Como alguém de fora, não vou dar pitaco, não sei qual a melhor estratégia. Só sei que torço para um despertar, se não cristão, então ao menos ocidental, ou seja, o desejo de lutar para preservar tudo isso que herdamos de nossos antepassados, e que não foi pouca coisa (quem discorda que vá passar uma temporada no Irã ou na Arábia Saudita).
Após mais um atentado em Londres, parece que a ficha está caindo, que o povo está cansando. O discurso está endurecendo, finalmente. E sabemos que se alguma esperança há, ela vem da Inglaterra, não da França. Não é implicância; é que a França gosta de produzir ideias erradas mesmo.
Só sei que sem a determinação de manter os valores básicos que definem o Ocidente, nossa civilização sucumbirá, e seu futuro será irreconhecível para nós. É isso que queremos deixar para nossos filhos e netos? Burke falava de um contrato social entre gerações, daqueles que vivem com aqueles que já viveram e aqueles que ainda viverão. Está na hora de lembrar disso. Devemos aos nossos pais e avós, e também aos nossos filhos e netos.

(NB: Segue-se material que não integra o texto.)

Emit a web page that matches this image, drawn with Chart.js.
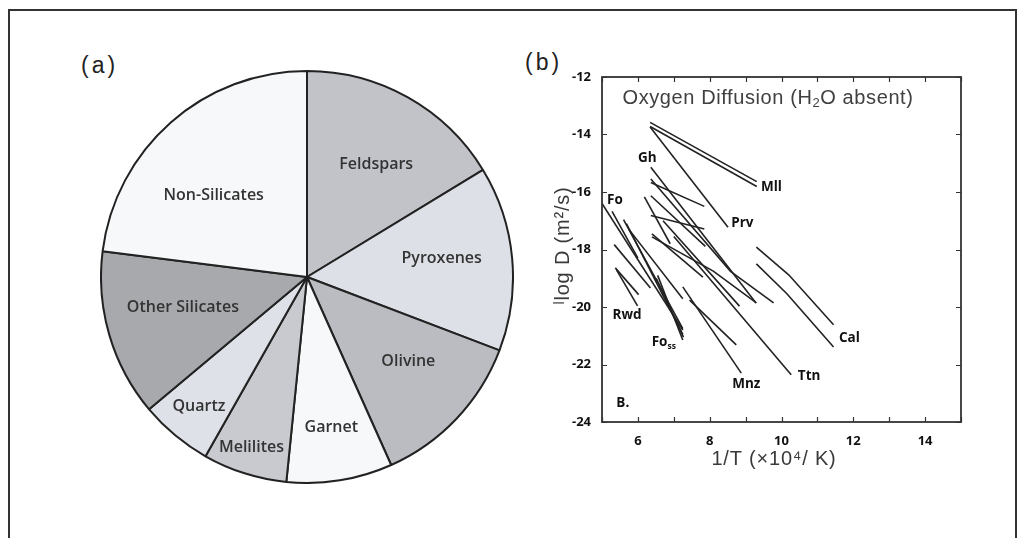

Uma civilização não se sustenta num vácuo de valores. Alguns liberais acharam que tais valores não dependiam da religião. Há controvérsias. O presente mostrou que talvez não seja tão simples assim. E se Chesterton estiver certo, poderemos muito bem presenciar um novo despertar cristão, para combater o niilismo e a desesperança daqueles que aceitam passivamente a submissão e a morte, tudo em nome da “tolerância”, claro. Está na hora de dar um basta aos intolerantes!